As a side note, to better understand the 5432 port / ipv6 address - When a replica becomes the leader for whatever reason the leader has died, will the replica take over the address previously owned by the leader?
Not entirely understanding how the leader is replaced in the situation where the leader dies, is a new leader created or is the replica immediately used while a new leader spins up? Does the replicat become writable in the case that its the new leader? If so, if a new leader is spun up will it then use the same IPv6 address as the original leader?
Postgres HA always creates two volumes and two VMs/instances
they communicate over Consul to figure out who’s the leader (primary) and replica
writes always go to the primary
there’s a HA proxy layer that forwards all connections on port 5432 to the primary, irrespective of which instance the connection is made do
5433 port connections are handled right there
if one instance goes down the other instance will take over as primary
the instance that went down will be restarted, and since the IP is pinned to the volume, when it comes back up it will have the same IP address.
So let’s say in our current case you were lucky enough to choose
the IP of the instance that stayed up, and that’s the primary,
you’d experience no interruption if the replicate went down.

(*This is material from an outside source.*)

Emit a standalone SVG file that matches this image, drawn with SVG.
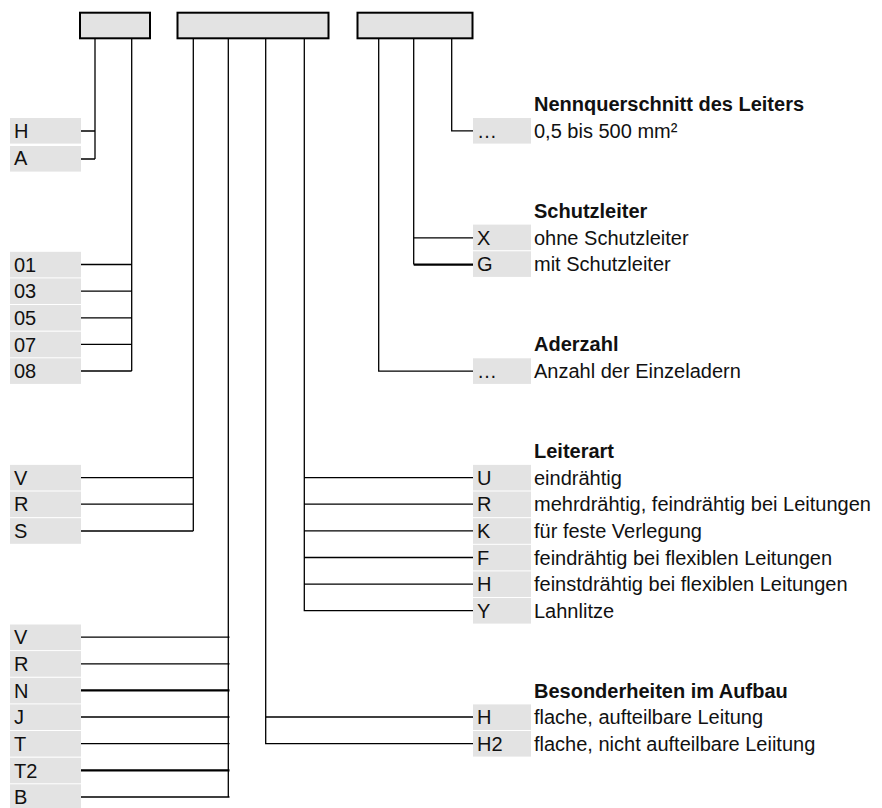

if the primary went down, downtime would be the time it takes for the primary to restart — if it sees it’s still the primary it takes the connections itself, if the other instances has taken over all connections will be proxied to it.
If you chose the IP of the replica, all your connections would be proxied to the primary and you wouldn’t notice.
if the primary went down, downtime would be the time it takes for the replica to elect itself
if the replica went down, downtime would be the time it takes for the replica to restart
So not doing the DNS resolution might add downtime equivalent to the time it takes to restart the service in some cases.
So it seems by basically pinning PGBouncer to a single IP, HA is no longer have 100% uptime as it will take time to start the new instance up, and I am guessing in the PG world, this is pretty slow.
Just for curiosity, is my understanding correct if this was properly pinned to the the internal dns record, it would instantly switch to the replica as the leader once it determines that the leader is dead?
Should we go about forking this pg bouncer image to get away from alpine and move it to slim? I would assume a lot of users here that are using fly postgres would need a solution for pg bouncer.
HA is no longer have 100% uptime
it would instantly switch to the replica
Unfortunately 100% uptime or instant switchover was never on the table. The election takes non-zero time (not sure how long), there’s a lag for the election trigger to consider the primary “dead”, etc. And Postgres restarts are fairly quick, but the real time-to-effective-operation depends on DB size really. Think the server starts quick, but it needs to read a lot into RAM to have an effective cache hit rate.
if this was properly pinned to the the internal dns record
It is properly pinned, in the sense that the internal DNS is consistent with what is supposed to be running at all times. If there’s a deviation from what we want, we want to fix the deviation, not the DNS. So if we lose a VM we do change the DNS immediately, while we try to bring up the old VM with its pinned address.
But most changes of any sort will cause a few connections to become invalid and error out, HA or not. The only question is how much downtime until newly established connection are guaranteed to work.
The HA system with DNS lookups attempts to minimise that time, but once a connection is established the DNS is not looked up again for the lifetime of that connection — so all connections held to a primary will break when it goes down, no matter how fast the replica elects itself.
The advantage gained by having a DNS entry updated quickly is that the re-established connections will quickly see only the other instance, even before the restart finishes.
And yeah, I’m thinking of forking this and also raising a PR. If you’re up to it you can try it before I get around to it, but I’m thinking early next week.